Se suponía que íbamos a ver a “los tres tenores”. Gran acontecimiento para mi familia, que durante más de una década no se había cansado de escuchar el disco de un recital que dieron en Roma, poco antes del Mundial de Italia ‘90, Plácido Domingo, José Carreras y Luciano Pavarotti. Era como el soundtrack de las comidas cada domingo. A veces, incluso, los adultos subían a ver el video al “cuarto de la tele” en casa de alguno de mis tíos o de mi mamá. Los más jóvenes preferíamos jugar futbol, aunque tarde o temprano terminábamos también fascinados frente a la pantalla donde esos señores cantaban prodigiosamente Granada, No puede ser, Torna a Surriento, O sole mio o Nessum dorma mientras eran dirigidos por un director de orquesta que sonreía demasiado.
Se anunció que darían un concierto en Monterrey y un extraño entusiasmo se apoderó de la familia. Planeamos pasar ese fin de semana allá. Acudir a un museo, ir a comer cabrito y, por supuesto, asistir elegantísimos al espectáculo en cuestión. Pero en el entusiasmo de escuchar a los tenores convirtiendo el Parque Fundidora en las ruinas de Caracalla, nadie pensó en el calor...
Al llegar al hotel nuestras reservaciones no aparecieron. Tras un pleito inútil, tuvimos que buscar otro sitio donde quedarnos. Además del concierto, había no sé qué feria internacional en esas mismas fechas. El ambiente era a un tiempo festivo y desbordado. El orgullo de nuestros huéspedes por ser la sede de sendos “eventos de clase mundial” parecía inversamente proporcional a su capacidad de organizarlos. Los taxistas que nos llevaron de un lugar a otro contaban que todo era “un cagadero”. Uno de ellos, de hecho, confirmo un rumor contra el que hasta ese momento habíamos preferido sordearnos: “El italiano no viene, se está muriendo”. Al notar nuestro rictus de contrariedad, añadió solidario: “pero no se agüiten, va a estar con madre”.
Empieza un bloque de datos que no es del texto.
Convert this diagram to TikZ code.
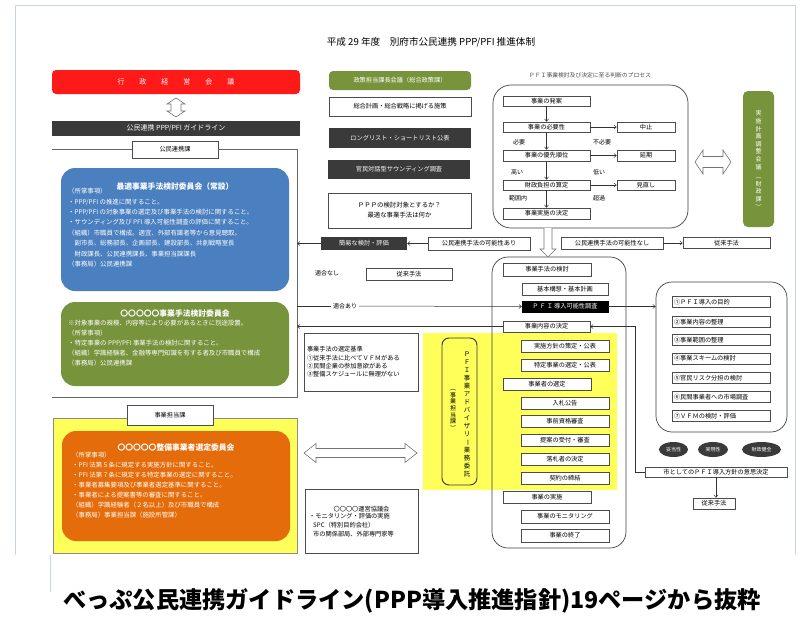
\documentclass[tikz,border=0pt]{standalone}
\usepackage{fontspec}
\setmainfont{Noto Sans CJK JP}
\usetikzlibrary{arrows.meta,shapes.geometric}
\definecolor{rd}{HTML}{FF1A1A}
\definecolor{dk}{HTML}{3A3A3A}
\definecolor{gr}{HTML}{77933C}
\definecolor{bl}{HTML}{4A7FC0}
\definecolor{org}{HTML}{E46C0A}
\definecolor{yl}{HTML}{FFFF5A}
\definecolor{frm}{HTML}{C8D4E6}
\newcommand\fsz[2]{\fontsize{#1}{#2}\selectfont}
\newcommand\vbar{\rotatebox[origin=c]{-90}{ー}}
% hollow block arrows: horizontal double, vertical double, single downward
\newcommand\hdarrowH[6]{\draw[hol] (#1,#3) -- ({#1+#6},{#3-#5}) -- ({#1+#6},{#3-#4}) -- ({#2-#6},{#3-#4}) -- ({#2-#6},{#3-#5}) -- (#2,#3) -- ({#2-#6},{#3+#5}) -- ({#2-#6},{#3+#4}) -- ({#1+#6},{#3+#4}) -- ({#1+#6},{#3+#5}) -- cycle;}
\newcommand\hdarrowV[6]{\draw[hol] (#1,#2) -- ({#1-#5},{#2+#6}) -- ({#1-#4},{#2+#6}) -- ({#1-#4},{#3-#6}) -- ({#1-#5},{#3-#6}) -- (#1,#3) -- ({#1+#5},{#3-#6}) -- ({#1+#4},{#3-#6}) -- ({#1+#4},{#2+#6}) -- ({#1+#5},{#2+#6}) -- cycle;}
\newcommand\hdarrowD[6]{\draw[hol] ({#1-#4},#2) -- ({#1-#4},{#3-#6}) -- ({#1-#5},{#3-#6}) -- (#1,#3) -- ({#1+#5},{#3-#6}) -- ({#1+#4},{#3-#6}) -- ({#1+#4},#2);}
\tikzset{
 wbox/.style={draw=black!70, line width=0.5pt, fill=white, inner sep=0pt, font=\fsz{6.2}{7.5}},
 dbox/.style={draw=none, fill=dk, text=white, inner sep=0pt, font=\fsz{6.2}{7.5}},
 arr/.style={-{Straight Barb[length=2.5pt,width=4pt]}, line width=0.5pt, draw=black!80},
 hol/.style={draw=black!55, fill=white, line width=0.6pt, line join=miter},
 lbl/.style={inner sep=0pt, font=\fsz{6}{7}},
 btxt/.style={inner sep=0pt, anchor=north west, align=left, text=white},
 bigr/.style={draw=black!75, line width=0.7pt, rounded corners=16pt, inner sep=0pt},
 colbox/.style={draw=none, rounded corners=14pt, inner sep=0pt},
 oval/.style={ellipse, fill=dk, text=white, inner sep=0pt, minimum height=15pt, font=\fsz{5}{6}},
}
\begin{document}
\begin{tikzpicture}[x=1pt,y=-1pt]
\useasboundingbox (0,0) rectangle (807,619);
\fill[white] (0,0) rectangle (807,619);
% outer frame
\draw[frm, line width=0.8pt] (15,555) -- (15,5) -- (795,5) -- (795,555);
\draw[frm, line width=0.8pt] (50,555) -- (50,592);
% title
\node[inner sep=0pt, font=\fsz{9.6}{11}] (title) at (431,42) {平成 29 年度　別府市公民連携 PPP/PFI 推進体制};

% ---------- left column
\node[fill=rd, rounded corners=4pt, minimum width=248pt, minimum height=24pt, inner sep=0pt, text=white, font=\fsz{7}{8}] (gyosei) at (176,82) {行\hspace{15pt}政\hspace{15pt}経\hspace{15pt}営\hspace{15pt}会\hspace{15pt}議};
\node[fill=dk, minimum width=248pt, minimum height=15pt, inner sep=0pt, text=white, font=\fsz{7}{8}] (guide) at (176,128.5) {公民連携 PPP/PFI ガイドライン};
\hdarrowV{176}{98}{117}{5}{9}{6}
\node[wbox, minimum width=86pt, minimum height=17pt] (kouminka) at (175,149.5) {公民連携課};
\draw[draw=black!60, line width=0.6pt] (52,149.5) -- (kouminka.west);
\draw[draw=black!60, line width=0.6pt] (kouminka.east) -- (297,149.5) -- (297,397) -- (52,397);
\coordinate (f1) at (297,243.5);
\coordinate (f2) at (297,326.5);
\coordinate (f0) at (297,306);

\node[colbox, fill=bl, minimum width=228pt, minimum height=123pt] (blue) at (175,229.5) {};
\node[inner sep=0pt, text=white, font=\bfseries\fsz{7.8}{9}] (bluet) at (175,187) {最適事業手法検討委員会（常設）};
\node[btxt, font=\fsz{6.4}{10.4}] (bluetx) at (68,188) {（所掌事項）\\・PPP/PFI の推進に関すること。\\・PPP/PFI の対象事業の選定及び事業手法の検討に関すること。\\・サウンディング及び PFI 導入可能性調査の評価に関すること。\\（組織）市職員で構成。適宜、外部有識者等から意見聴取。\\　副市長、総務部長、企画部長、建設部長、共創戦略室長\\　財政課長、公民連携課長、事業担当課課長\\（事務局）公民連携課};

\node[colbox, fill=gr, minimum width=228pt, minimum height=84pt] (green) at (175,344) {};
\node[inner sep=0pt, text=white, font=\bfseries\fsz{7.8}{9}] (greent) at (175,313.5) {〇〇〇〇〇事業手法検討委員会};
\node[btxt, font=\fsz{6.4}{10.2}] (greentx) at (68,319.5) {※対象事業の規模、内容等により必要があるときに別途設置。\\（所掌事項）\\・特定事業の PPP/PFI 事業手法の検討に関すること。\\（組織）学識経験者、金融等専門知識を有する者及び市職員で構成\\（事務局）公民連携課};

\node[draw=black!45, line width=0.5pt, fill=yl, minimum width=244pt, minimum height=135pt, inner sep=0pt] (yellowL) at (175,485.5) {};
\node[wbox, minimum width=86pt, minimum height=20pt] (tanto) at (170,415) {事業担当課};
\node[colbox, fill=org, minimum width=228pt, minimum height=110pt] (orange) at (176,486) {};
\node[inner sep=0pt, text=white, font=\bfseries\fsz{7.8}{9}] (oranget) at (176,448) {〇〇〇〇〇整備事業者選定委員会};
\node[btxt, font=\fsz{6.4}{10}] (orangetx) at (72,451.5) {（所掌事項）\\・PFI 法第５条に規定する実施方針に関すること。\\・PFI 法第７条に規定する特定事業の選定に関すること。\\・事業者募集要項及び事業者選定基準に関すること。\\・事業者による提案書等の審査に関すること。\\（組織）学識経験者（２名以上）及び市職員で構成\\（事務局）事業担当課（施設所管課）};

% ---------- middle column
\node[fill=gr, rounded corners=4pt, minimum width=142pt, minimum height=19pt, inner sep=0pt, text=white, font=\fsz{6.2}{7.5}] (seisaku) at (400,80.5) {政策担当課長会議（総合政策課）};
\node[wbox, minimum width=142pt, minimum height=19pt] (sogo) at (400,106.5) {総合計画・総合戦略に掲げる施策};
\node[dbox, minimum width=142pt, minimum height=20pt] (long) at (400,138) {ロングリスト・ショートリスト公表};
\node[dbox, minimum width=142pt, minimum height=19pt] (kanmin) at (399,169.5) {官民対話型サウンディング調査};
\node[wbox, minimum width=143pt, minimum height=35pt, align=center, font=\fsz{6.4}{10}] (pppq) at (399.5,210.5) {ＰＰＰの検討対象とするか？\\最適な事業手法は何か};
\node[dbox, minimum width=86pt, minimum height=13pt] (kani) at (364,243.5) {簡易な検討・評価};
\node[wbox, minimum width=102pt, minimum height=13pt] (kanoari) at (479,243.5) {公民連携手法の可能性あり};
\draw[arr] (kanoari.west) -- (kani.east);
\draw[arr] (kani.west) -- (f1);
\node[lbl] (tekinashi) at (327,273.5) {適合なし};
\node[wbox, minimum width=86pt, minimum height=12pt] (jurai1) at (409,274) {従来手法};

\node[wbox, minimum width=114pt, minimum height=58pt, text width=108pt, align=left, font=\fsz{6.2}{8.4}] (kijun) at (361,362) {事業手法の選定基準\\①従来手法に比べてＶＦＭがある\\②民間企業の参加意欲がある\\③整備スケジュールに無理がない\\[8pt]};

\fill[yl] (423,333) rectangle (617,490);
\node[draw=black!80, line width=0.9pt, fill=yl, rounded corners=7pt, minimum width=35pt, minimum height=147pt, inner sep=0pt] (advisor) at (459.5,411.5) {};
\node[inner sep=0pt, align=center, font=\fsz{6.4}{8}] (advt) at (467,414) {Ｐ\\Ｆ\\Ｉ\\事\\業\\ア\\ド\\バ\\イ\\ザ\\リ\\\vbar\\業\\務\\委\\託};
\node[inner sep=0pt, align=center, font=\fsz{6}{6.6}] (advt2) at (453,410) {︵\\事\\業\\担\\当\\課\\︶};

\hdarrowH{304}{417}{453}{4.5}{9.5}{12}

\node[wbox, minimum width=113pt, minimum height=64pt] (unei) at (361.5,521) {};
\node[inner sep=0pt, font=\fsz{6.2}{7.5}] (ueit) at (361.5,509) {〇〇〇〇運営協議会};
\node[inner sep=0pt, anchor=north west, align=left, font=\fsz{6.2}{9}] (ueitx) at (309,513) {・モニタリング・評価の実施\\\hspace*{4pt}SPC（特別目的会社）\\\hspace*{4pt}市の関係部局、外部専門家等};

% ---------- process column (top)
\node[bigr, rounded corners=18pt, minimum width=195pt, minimum height=143pt] (proc) at (590.5,156.5) {};
\node[inner sep=0pt, text=black!70, font=\fsz{5.8}{7}] (proct) at (590,75) {ＰＦＩ事業検討及び決定に至る判断のプロセス};
\node[wbox, minimum width=87pt, minimum height=10pt] (hatsuan) at (546.5,101) {事業の発案};
\node[wbox, minimum width=87pt, minimum height=10pt] (hitsuyo) at (546.5,127) {事業の必要性};
\node[wbox, minimum width=87pt, minimum height=11pt] (yusen) at (546.5,155.5) {事業の優先順位};
\node[wbox, minimum width=87pt, minimum height=10pt] (zaisei) at (546.5,185) {財政負担の算定};
\node[wbox, minimum width=87pt, minimum height=11pt] (kettei) at (546.5,213.5) {事業実施の決定};
\node[wbox, minimum width=58pt, minimum height=10pt] (chushi) at (646,127) {中止};
\node[wbox, minimum width=58pt, minimum height=11pt] (enki) at (646,155.5) {延期};
\node[wbox, minimum width=58pt, minimum height=10pt] (minaoshi) at (646,185) {見直し};
\draw[arr] (hatsuan) -- (hitsuyo);
\draw[arr] (hitsuyo) -- (yusen);
\draw[arr] (yusen) -- (zaisei);
\draw[arr] (zaisei) -- (kettei);
\draw[arr] (hitsuyo) -- (chushi);
\draw[arr] (yusen) -- (enki);
\draw[arr] (zaisei) -- (minaoshi);
\node[lbl] (l1) at (519,142) {必要};
\node[lbl] (l2) at (602,142) {不必要};
\node[lbl] (l3) at (517,172.5) {高い};
\node[lbl] (l4) at (599,172.5) {低い};
\node[lbl] (l5) at (518,198) {範囲内};
\node[lbl] (l6) at (599,198) {超過};

\node[wbox, minimum width=102pt, minimum height=12pt] (kanonashi) at (612,243) {公民連携手法の可能性なし};
\node[wbox, minimum width=87pt, minimum height=11pt] (jurai2) at (726.5,243) {従来手法};
\draw[arr] (kanonashi.east) -- (jurai2.west);

\node[fill=gr, rounded corners=5pt, minimum width=31pt, minimum height=136pt, inner sep=0pt] (jk) at (758.5,159) {};
\node[inner sep=0pt, align=center, text=white, font=\fsz{6}{7.6}] (jkt) at (758.5,160) {実\\施\\計\\画\\調\\整\\会\\議\\[2pt]︵\\財\\政\\課\\︶};
\hdarrowH{695}{731}{162}{5.5}{12}{8}

% ---------- second process box
\node[bigr, minimum width=134pt, minimum height=291pt] (proc2) at (559,402.5) {};
\hdarrowD{548}{228}{257}{4}{8}{8}
\node[wbox, minimum width=88pt, minimum height=13pt] (kento) at (547,269.5) {事業手法の検討};
\node[wbox, minimum width=86pt, minimum height=12pt] (kihon) at (565,289) {基本構想・基本計画};
\node[draw=black, fill=black, text=white, minimum width=86pt, minimum height=11pt, inner sep=0pt, font=\fsz{6.2}{7.5}] (fs) at (565,306.5) {Ｐ\,Ｆ\,Ｉ\,導入可能性調査};
\node[wbox, minimum width=87pt, minimum height=11pt] (naiyo) at (546.5,326.5) {事業内容の決定};
\node[wbox, minimum width=88pt, minimum height=12pt] (hoshin) at (565,346) {実施方針の策定・公表};
\node[wbox, minimum width=88pt, minimum height=12pt] (tokutei) at (565,365) {特定事業の選定・公表};
\node[wbox, minimum width=88pt, minimum height=12pt] (senteiA) at (547,384) {事業者の選定};
\node[wbox, minimum width=88pt, minimum height=12pt] (nyusatsu) at (565,403) {入札公告};
\node[wbox, minimum width=88pt, minimum height=12pt] (shikaku) at (565,421) {事前資格審査};
\node[wbox, minimum width=88pt, minimum height=12pt] (teian) at (565,440) {提案の受付・審査};
\node[wbox, minimum width=88pt, minimum height=12pt] (rakusatsu) at (565,459) {落札者の決定};
\node[wbox, minimum width=88pt, minimum height=12pt] (keiyaku) at (565,478) {契約の締結};
\node[wbox, minimum width=88pt, minimum height=12pt] (jisshi) at (547,497) {事業の実施};
\node[wbox, minimum width=88pt, minimum height=13pt] (monitor) at (565,516.5) {事業のモニタリング};
\node[wbox, minimum width=88pt, minimum height=13pt] (shuryo) at (565,535.5) {事業の終了};

\draw[draw=black!80, line width=0.5pt] (f0) -- (340,306);
\draw[arr] (351,306) -- (fs.west);
\node[lbl, fill=white, inner xsep=2pt] (tekiari) at (345,306) {適合あり};
\draw[arr] (naiyo.west) -- (f2);

% ---------- third box
\node[bigr, minimum width=131pt, minimum height=150pt] (proc3) at (721.5,357) {};
\draw[arr] (fs.east) -- (fs.east -| proc3.west);
\foreach \n/\y/\t in {m1/302/①ＰＦＩ導入の目的, m2/322/②事業内容の整理, m3/340/③事業範囲の整理, m4/358.5/④事業スキームの検討, m5/378/⑤官民リスク分担の検討, m6/397/⑥民間事業者への市場調査, m7/416/⑦ＶＦＭの検討・評価}{
 \node[wbox, minimum width=98pt, minimum height=11pt, text width=94pt, align=left] (\n) at (721,\y) {\t};
}
\node[oval, minimum width=29pt] (e1) at (673.5,449.5) {妥当性};
\node[oval, minimum width=30pt] (e2) at (713,449.5) {実現性};
\node[oval, minimum width=39pt] (e3) at (761.5,449.5) {財政健全};
\node[wbox, minimum width=142pt, minimum height=10pt] (ishi) at (716,472) {市としてのＰＦＩ導入方針の意思決定};
\node[wbox, minimum width=42pt, minimum height=11pt] (jurai3) at (714,503.5) {従来手法};
\draw[arr] (ishi.south) -- (ishi.south |- jurai3.north);
\coordinate (c1) at (635,472);
\coordinate (c2) at (635,326.5);
\draw[arr] (ishi.west) -- (c1) -- (c2) -- (naiyo.east);

% caption
\node[inner sep=0pt, font=\bfseries\fsz{23.2}{26}] (cap) at (412,601) {べっぷ公民連携ガイドライン(PPP導入推進指針)19ページから抜粋};
\end{tikzpicture}
\end{document}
Al día siguiente acudimos desganados al museo. Luego recuperamos ánimos con un cabrito muy sabroso. México casi siempre decepciona salvo en una cosa, su comida. Más tarde regresamos al hotel para arreglarnos como si fuéramos a la ópera, aunque antes de siquiera ingresar al Parque Fundidora ya sudábamos como si hubiéramos ido a un rave. En los alrededores del improvisado recinto mandaba la anarquía. No había señalizaciones, el personal estaba rebasado, las filas eran larguísimas y ninguna se movía. Caminábamos de un lado a otro sin poder ubicar nuestro acceso. A los lejos escuchamos un rugido colectivo de “¡fraude, fraude, fraude!”. Pronto supimos que era el reclamo de los afectados por una grada que había colapsado. Uno de mis tíos comenzó a despotricar contra el gobierno y la “idiosincrasia del mexicano”, desembocando en un amargo lamento sobre por qué no sabemos hacer las cosas bien en este país. Dos minutos después sobornó a un elemento de seguridad para que nos dejara pasar por una entrada que no era la nuestra.